_PROBLEM REQUIREMENTS_
Reproduce the listing below exactly, beginning with its first line and ending with the line that holds "var sgTagAt = [[-14.17, -6.72], [-11.25, -6.72]];"; pictures are not part of the copy.
########
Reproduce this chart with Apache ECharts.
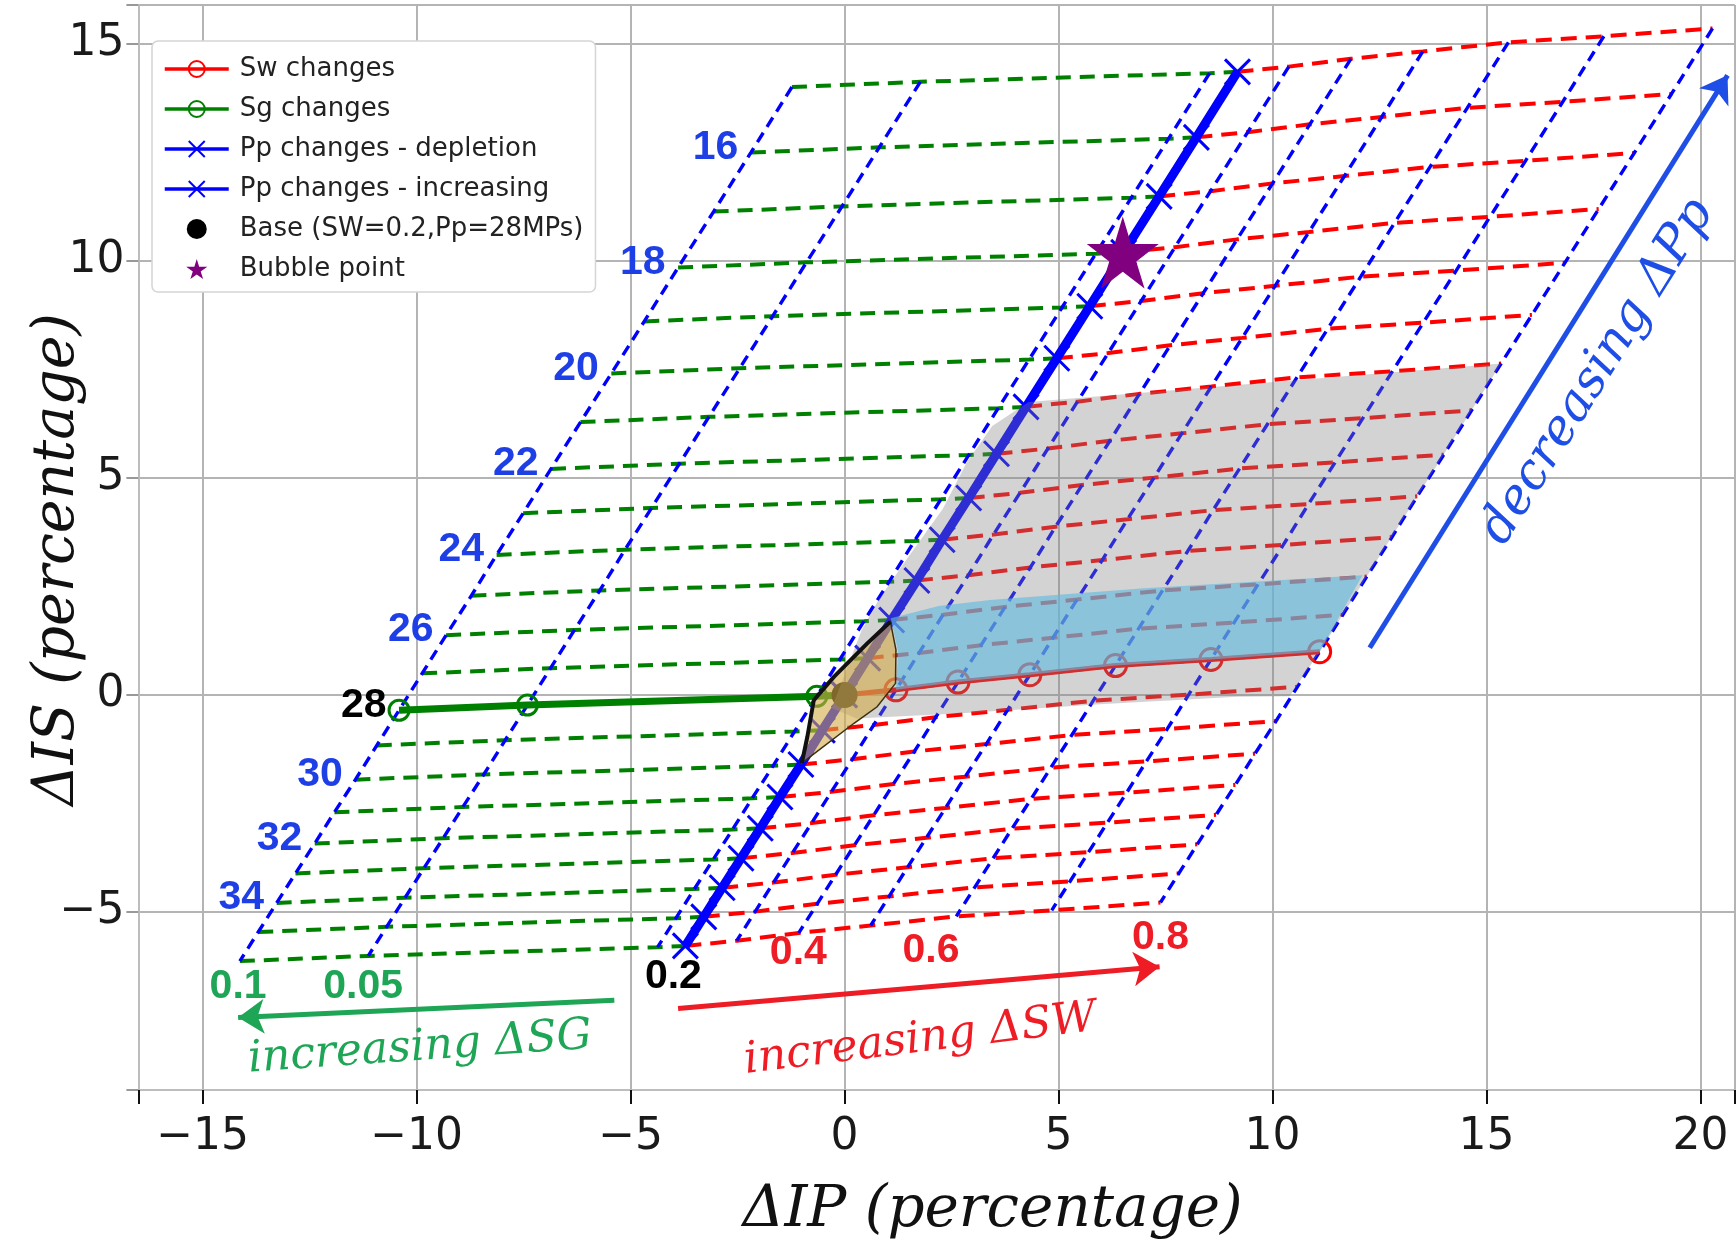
<!DOCTYPE html>
<html>
<head>
<meta charset="utf-8">
<script src="https://cdn.jsdelivr.net/npm/echarts@6/dist/echarts.min.js"></script>
<style>
  html, body { margin: 0; padding: 0; background: #fff; }
  #container { width: 1736px; height: 1251px; }
</style>
</head>
<body>
<div id="container"></div>
<script>
var dom = document.getElementById('container');
var myChart = echarts.init(dom, null, { renderer: 'canvas' });

// pore pressure path of the base column (Sw=0.2, Sg=0), one point per MPa
var ppLevels = [15, 16, 17, 18, 19, 20, 21, 22, 23, 24, 25, 26, 27, 28, 29, 30, 31, 32, 33, 34, 35, 36];
var ppIP = [9.18, 8.22, 7.35, 6.52, 5.73, 4.96, 4.24, 3.55, 2.90, 2.28, 1.69, 1.10, 0.54, 0, -0.52, -1.02, -1.51, -1.97, -2.42, -2.86, -3.29, -3.72];
var ppIS = [14.36, 12.85, 11.49, 10.20, 8.96, 7.76, 6.64, 5.56, 4.54, 3.58, 2.64, 1.73, 0.85, 0, -0.81, -1.60, -2.35, -3.07, -3.76, -4.44, -5.11, -5.78];

// gas saturation columns, shift from the base column
var sgLevels = [0.01, 0.05, 0.1];
var sgIP = [-0.65, -7.41, -10.41];
var sgIS = [-0.03, -0.23, -0.35];

// water saturation columns, shift from the base column
var swLevels = [0.3, 0.4, 0.5, 0.6, 0.7, 0.8];
var swIP = [1.2, 2.65, 4.33, 6.33, 8.56, 11.1];
var swIS = [0.12, 0.3, 0.47, 0.68, 0.82, 1.0];

var basePp = 28;
var bubblePoint = [6.5, 10.2];

// tag texts
var ppTags = [16, 18, 20, 22, 24, 26, 28, 30, 32, 34];
var swTags = ['0.2', '0.4', '0.6', '0.8'];
var swTagAt = [[-4.0, -6.49], [-1.08, -5.94], [2.02, -5.9], [7.38, -5.58]];
var sgTags = ['0.1', '0.05'];
var sgTagAt = [[-14.17, -6.72], [-11.25, -6.72]];

// arrows
var arrowPp = [[12.27, 1.09], [20.63, 14.28]];
var arrowSw = [[-3.89, -7.22], [7.36, -6.26]];
var arrowSg = [[-5.38, -7.03], [-14.17, -7.43]];

// shaded zones
var grayZone = [[4.3, 6.75], [15.34, 7.64], [12.2, 2.73], [11.1, 1.0], [10.4, -0.03], [9.18, -0.04], [5.96, -0.21],
  [2.74, -0.42], [0.28, -0.54], [-0.3, -0.3], [0.4, 1.5], [0.8, 2.2], [1.5, 3.2], [2.3, 4.3], [2.85, 5.35], [3.45, 6.2]];
var blueZone = [[1.08, 1.77], [2.2, 2.05], [3.4, 2.19], [7.0, 2.46], [12.1, 2.76], [11.1, 1.0], [8.56, 0.82],
  [6.33, 0.68], [4.33, 0.47], [2.65, 0.3], [1.2, 0.12], [1.25, 1.0]];
var baseZone = [[1.07, 1.69], [1.2, 1.04], [1.19, 0.27], [0.76, -0.27], [0.22, -0.65], [-1.0, -1.57],
  [-0.87, -0.96], [-0.72, -0.12], [-0.25, 0.42], [0.53, 1.19]];
var baseZoneEdge = [[-1.0, -1.57], [-0.87, -0.96], [-0.72, -0.12], [-0.25, 0.42], [0.53, 1.19], [1.07, 1.69]];

var baseIdx = ppLevels.indexOf(basePp);

function at(i, dIP, dIS) {
  return [+(ppIP[i] + dIP).toFixed(3), +(ppIS[i] + dIS).toFixed(3)];
}

function tickText(v) {
  if (Math.abs(v - Math.round(v / 5) * 5) > 1e-6) return '';
  return v < 0 ? '\u2212' + (-v) : String(v);
}

var series = [];

function dashed(data, color, width, dash) {
  series.push({
    type: 'line', silent: true, z: 2, symbol: 'none', animation: false,
    lineStyle: { color: color, width: width, type: dash },
    data: data
  });
}

// green rows (constant Pp, gas side)
ppLevels.forEach(function (p, i) {
  var row = [];
  for (var k = sgLevels.length - 1; k >= 0; k--) row.push(at(i, sgIP[k], sgIS[k]));
  row.push([ppIP[i], ppIS[i]]);
  dashed(row, '#008000', 4, [15, 9]);
});
// red rows (constant Pp, water side)
ppLevels.forEach(function (p, i) {
  var row = [[ppIP[i], ppIS[i]]];
  for (var k = 0; k < swLevels.length; k++) row.push(at(i, swIP[k], swIS[k]));
  dashed(row, '#ff0000', 4, [16, 9]);
});
// blue columns (constant saturation, varying Pp)
sgLevels.forEach(function (s, k) {
  dashed(ppLevels.map(function (p, i) { return at(i, sgIP[k], sgIS[k]); }), '#0000ff', 3.4, [11, 7]);
});
swLevels.forEach(function (s, k) {
  dashed(ppLevels.map(function (p, i) { return at(i, swIP[k], swIS[k]); }), '#0000ff', 3.4, [11, 7]);
});

var cross = 'path://M0,0L20,20M20,0L0,20';
var star = 'path://M50,0L61,35L98,35L68,57L79,91L50,70L21,91L32,57L2,35L39,35Z';

var depletion = [];
for (var i = baseIdx; i >= 0; i--) depletion.push([ppIP[i], ppIS[i]]);
var increasing = [];
for (var j = baseIdx; j < ppLevels.length; j++) increasing.push([ppIP[j], ppIS[j]]);

series.push({
  name: 'Pp changes - depletion', type: 'line', z: 2, animation: false,
  symbol: cross, symbolSize: 25,
  lineStyle: { color: '#0000ff', width: 9 },
  itemStyle: { color: '#0000ff', borderColor: '#0000ff', borderWidth: 3 },
  data: depletion
});
series.push({
  name: 'Pp changes - increasing', type: 'line', z: 2, animation: false,
  symbol: cross, symbolSize: 25,
  lineStyle: { color: '#0000ff', width: 9 },
  itemStyle: { color: '#0000ff', borderColor: '#0000ff', borderWidth: 3 },
  data: increasing
});

var sgLine = [];
for (var a = sgLevels.length - 1; a >= 0; a--) sgLine.push(at(baseIdx, sgIP[a], sgIS[a]));
sgLine.push([ppIP[baseIdx], ppIS[baseIdx]]);
series.push({
  name: 'Sg changes', type: 'line', z: 2, animation: false,
  symbol: 'circle', symbolSize: 20,
  lineStyle: { color: '#008000', width: 7 },
  itemStyle: { color: 'rgba(255,255,255,0)', borderColor: '#008000', borderWidth: 3 },
  data: sgLine
});

var swLine = [[ppIP[baseIdx], ppIS[baseIdx]]];
for (var b = 0; b < swLevels.length; b++) swLine.push(at(baseIdx, swIP[b], swIS[b]));
series.push({
  name: 'Sw changes', type: 'line', z: 2, animation: false,
  symbol: 'circle', symbolSize: 22,
  lineStyle: { color: '#ff0000', width: 5 },
  itemStyle: { color: 'rgba(255,255,255,0)', borderColor: '#ff0000', borderWidth: 3 },
  data: swLine
});

series.push({
  name: 'Base (SW=0.2,Pp=28MPs)', type: 'scatter', z: 2, animation: false,
  symbol: 'circle', symbolSize: 26, itemStyle: { color: '#000', opacity: 1 },
  data: [[ppIP[baseIdx], ppIS[baseIdx]]]
});
series.push({
  name: 'Bubble point', type: 'scatter', z: 2, animation: false,
  symbol: star, symbolSize: 72, itemStyle: { color: '#800080', opacity: 1 },
  data: [bubblePoint]
});

function zone(points, fill, stroke, width) {
  series.push({
    type: 'custom', silent: true, z: 3, animation: false,
    data: [points[0]],
    renderItem: function (params, api) {
      return {
        type: 'polygon',
        shape: { points: points.map(function (p) { return api.coord(p); }) },
        style: { fill: fill, stroke: stroke || null, lineWidth: width || 0 }
      };
    }
  });
}
zone(grayZone, 'rgba(128,128,128,0.35)');
zone(blueZone, 'rgba(95,185,222,0.62)');
zone(baseZone, 'rgba(212,170,70,0.6)', '#3a3010', 1.5);
series.push({
  type: 'line', silent: true, z: 4, symbol: 'none', animation: false,
  lineStyle: { color: '#111', width: 4 }, data: baseZoneEdge
});

function arrow(coords, color) {
  series.push({
    type: 'lines', coordinateSystem: 'cartesian2d', silent: true, z: 5, animation: false,
    symbol: ['none', 'arrow'], symbolSize: 26,
    lineStyle: { color: color, width: 5, opacity: 1 },
    data: [{ coords: coords }]
  });
}
arrow(arrowPp, '#1e4ee6');
arrow(arrowSw, '#ee1c25');
arrow(arrowSg, '#1ea555');

function tags(points, texts, label) {
  series.push({
    type: 'scatter', silent: true, z: 6, animation: false,
    symbolSize: 1, itemStyle: { color: 'rgba(0,0,0,0)', opacity: 1 },
    label: Object.assign({ show: true }, label),
    data: points.map(function (p, k) {
      return { value: p, label: { formatter: String(texts[k]) } };
    })
  });
}

var ppTagPoints = ppTags.map(function (p) {
  var i = ppLevels.indexOf(p);
  return at(i, sgIP[2], sgIS[2]);
});
var boldTag = { fontFamily: 'Liberation Sans', fontWeight: 'bold', fontSize: 41 };
ppTags.forEach(function (p, k) {
  tags([ppTagPoints[k]], [p], Object.assign({
    position: 'left', distance: 12, offset: [0, -5],
    color: p === basePp ? '#000' : '#1f3fe6'
  }, boldTag));
});
tags(swTagAt.slice(0, 1), swTags.slice(0, 1), Object.assign({ position: 'inside', color: '#000' }, boldTag));
tags(swTagAt.slice(1), swTags.slice(1), Object.assign({ position: 'inside', color: '#ee1c25' }, boldTag));
tags(sgTagAt, sgTags, Object.assign({ position: 'inside', color: '#1ea555' }, boldTag));

var noteFont = { fontFamily: 'DejaVu Serif', fontStyle: 'italic', fontSize: 44 };
tags([[17.6, 7.45]], ['decreasing \u0394Pp'], Object.assign({ position: 'inside', rotate: 58, color: '#1e4ee6' }, noteFont, { fontSize: 50 }));
tags([[1.77, -7.95]], ['increasing \u0394SW'], Object.assign({ position: 'inside', rotate: 7, color: '#ee1c25' }, noteFont));
tags([[-9.92, -8.14]], ['increasing \u0394SG'], Object.assign({ position: 'inside', rotate: 4, color: '#1ea555' }, noteFont));

option = {
  backgroundColor: '#fff',
  animation: false,
  grid: { left: 138.4, right: 1.2, top: 5, bottom: 161, containLabel: false, outerBoundsMode: 'none' },
  legend: {
    data: ['Sw changes', 'Sg changes', 'Pp changes - depletion', 'Pp changes - increasing', 'Base (SW=0.2,Pp=28MPs)', 'Bubble point'],
    orient: 'vertical', left: 152, top: 41, z: 20,
    padding: [15, 12, 10, 11],
    itemWidth: 64, itemHeight: 20, itemGap: 14,
    backgroundColor: '#fff', borderColor: '#d5d5d5', borderWidth: 1.5, borderRadius: 6,
    selectedMode: false,
    lineStyle: { width: 3.5 },
    textStyle: { fontFamily: 'DejaVu Sans', fontSize: 26, color: '#222', padding: [0, 0, 0, 6] }
  },
  xAxis: {
    type: 'value', min: -16.5, max: 20.8, splitNumber: 8, minInterval: 5, maxInterval: 5,
    axisLine: { show: true, onZero: false, lineStyle: { color: '#bdbdbd', width: 2 } },
    axisTick: { show: true, length: 14, lineStyle: { color: '#111', width: 2 } },
    axisLabel: { fontFamily: 'DejaVu Sans', fontSize: 44, color: '#1a1a1a', margin: 26, formatter: tickText },
    splitLine: { show: true, lineStyle: { color: '#b4b4b4', width: 2 } },
    name: '\u0394IP (percentage)', nameLocation: 'middle', nameGap: 92,
    nameTextStyle: { fontFamily: 'DejaVu Serif', fontStyle: 'italic', fontSize: 58, color: '#111', padding: [0, 0, 0, 112] }
  },
  yAxis: {
    type: 'value', min: -9.1, max: 15.9, splitNumber: 5, minInterval: 5, maxInterval: 5,
    axisLine: { show: true, onZero: false, lineStyle: { color: '#bdbdbd', width: 2 } },
    axisTick: { show: true, length: 12, lineStyle: { color: '#999', width: 2 } },
    axisLabel: { fontFamily: 'DejaVu Sans', fontSize: 44, color: '#1a1a1a', margin: 14, formatter: tickText },
    splitLine: { show: true, lineStyle: { color: '#b4b4b4', width: 2 } },
    name: '\u0394IS (percentage)', nameLocation: 'middle', nameGap: 52, nameRotate: 90, nameMoveOverlap: false,
    nameTextStyle: { fontFamily: 'DejaVu Serif', fontStyle: 'italic', fontSize: 57, color: '#111', padding: [0, 24, 0, 0] }
  },
  series: series
};

myChart.setOption(option);
window.addEventListener('resize', myChart.resize);
</script>
</body>
</html>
########
_RESULT FOR THIS TASK_
Reproduce this chart with Apache ECharts.
<!DOCTYPE html>
<html>
<head>
<meta charset="utf-8">
<script src="https://cdn.jsdelivr.net/npm/echarts@6/dist/echarts.min.js"></script>
<style>
  html, body { margin: 0; padding: 0; background: #fff; }
  #container { width: 1736px; height: 1251px; }
</style>
</head>
<body>
<div id="container"></div>
<script>
var dom = document.getElementById('container');
var myChart = echarts.init(dom, null, { renderer: 'canvas' });

// pore pressure path of the base column (Sw=0.2, Sg=0), one point per MPa
var ppLevels = [15, 16, 17, 18, 19, 20, 21, 22, 23, 24, 25, 26, 27, 28, 29, 30, 31, 32, 33, 34, 35, 36];
var ppIP = [9.18, 8.22, 7.35, 6.52, 5.73, 4.96, 4.24, 3.55, 2.90, 2.28, 1.69, 1.10, 0.54, 0, -0.52, -1.02, -1.51, -1.97, -2.42, -2.86, -3.29, -3.72];
var ppIS = [14.36, 12.85, 11.49, 10.20, 8.96, 7.76, 6.64, 5.56, 4.54, 3.58, 2.64, 1.73, 0.85, 0, -0.81, -1.60, -2.35, -3.07, -3.76, -4.44, -5.11, -5.78];

// gas saturation columns, shift from the base column
var sgLevels = [0.01, 0.05, 0.1];
var sgIP = [-0.65, -7.41, -10.41];
var sgIS = [-0.03, -0.23, -0.35];

// water saturation columns, shift from the base column
var swLevels = [0.3, 0.4, 0.5, 0.6, 0.7, 0.8];
var swIP = [1.2, 2.65, 4.33, 6.33, 8.56, 11.1];
var swIS = [0.12, 0.3, 0.47, 0.68, 0.82, 1.0];

var basePp = 28;
var bubblePoint = [6.5, 10.2];

// tag texts
var ppTags = [16, 18, 20, 22, 24, 26, 28, 30, 32, 34];
var swTags = ['0.2', '0.4', '0.6', '0.8'];
var swTagAt = [[-4.0, -6.49], [-1.08, -5.94], [2.02, -5.9], [7.38, -5.58]];
var sgTags = ['0.1', '0.05'];
var sgTagAt = [[-14.17, -6.72], [-11.25, -6.72]];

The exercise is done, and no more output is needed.